A retired fire marshal named Donald Acree was in the parking lot of a Golf Galaxy last month in Tulsa after his golf clubs were stolen from a nearby course when he noticed a man with what he thought were some of his clubs.
Now, most people in this situation would go after the thief, angry that someone would steal their precious sticks.
Fair enough. Acree, though, did that and went several steps further… HE HELD THE ALLEGED THIEF AT GUNPOINT!
In case “held at gunpoint” wasn’t enough of an alert here, Acree, 59, seemed fully intent on backing up his firepower. In the video, Acree, claiming he’s a cop, tells the young man, “I’m gonna kill you,” as his gun is pointed at the potential victim – who is lying on the ground. And you can see one bystander trying to convince Acree to calm down, while others in the background try to get across that message.
The alleged thief, Devon Scott Montgomery, claimed at the time that he didn’t do anything, but a few weeks later, according to the Tulsa World, the 24-year-old was charged with grand larceny for stealing, on that July 13 day he was held at gunpoint, a Titleist Ultimate golf bag, golf clubs, golf balls, ball markers, tees, Titleist gloves, a range finder, a rain jacket and a cellphone from Acree.
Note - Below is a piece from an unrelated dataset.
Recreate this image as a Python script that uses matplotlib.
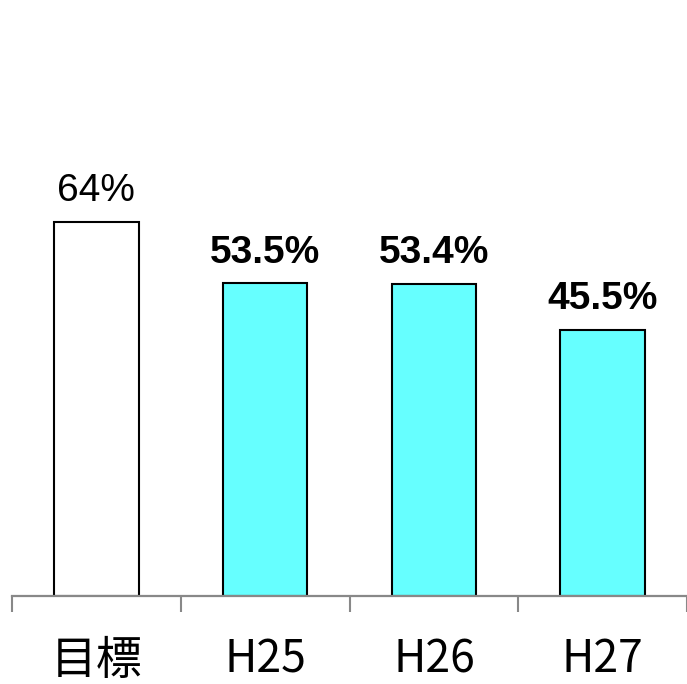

The cost of the stolen items was pegged around $3,800.
While Acree did hold Montgomery at gunpoint, the retired marshal is certified by the Council on Law Enforcement Education and Training and retains his status as a retired peace officer.
Regardless, according to the Tulsa World (which originally reported on this story), Montgomery has filed a complaint against Acree with the Tulsa Police Department, saying he was complying with Acree’s demands and had his hands behind him when Acree “kicked me in the head with his golf cleats.”
Montgomery further alleges in the complaint, which Tulsa police were investigating earlier this month, that Acree violated the Oklahoma Firearms Act through reckless conduct and felony pointing of a firearm, assault and battery or assault and battery with a deadly weapon, and assault with intent to commit a felony.
To be fair to Acree, his aggressive method did yield results. Still, whatever the outcome, we feel Acree could try a little different approach if something like this happens again.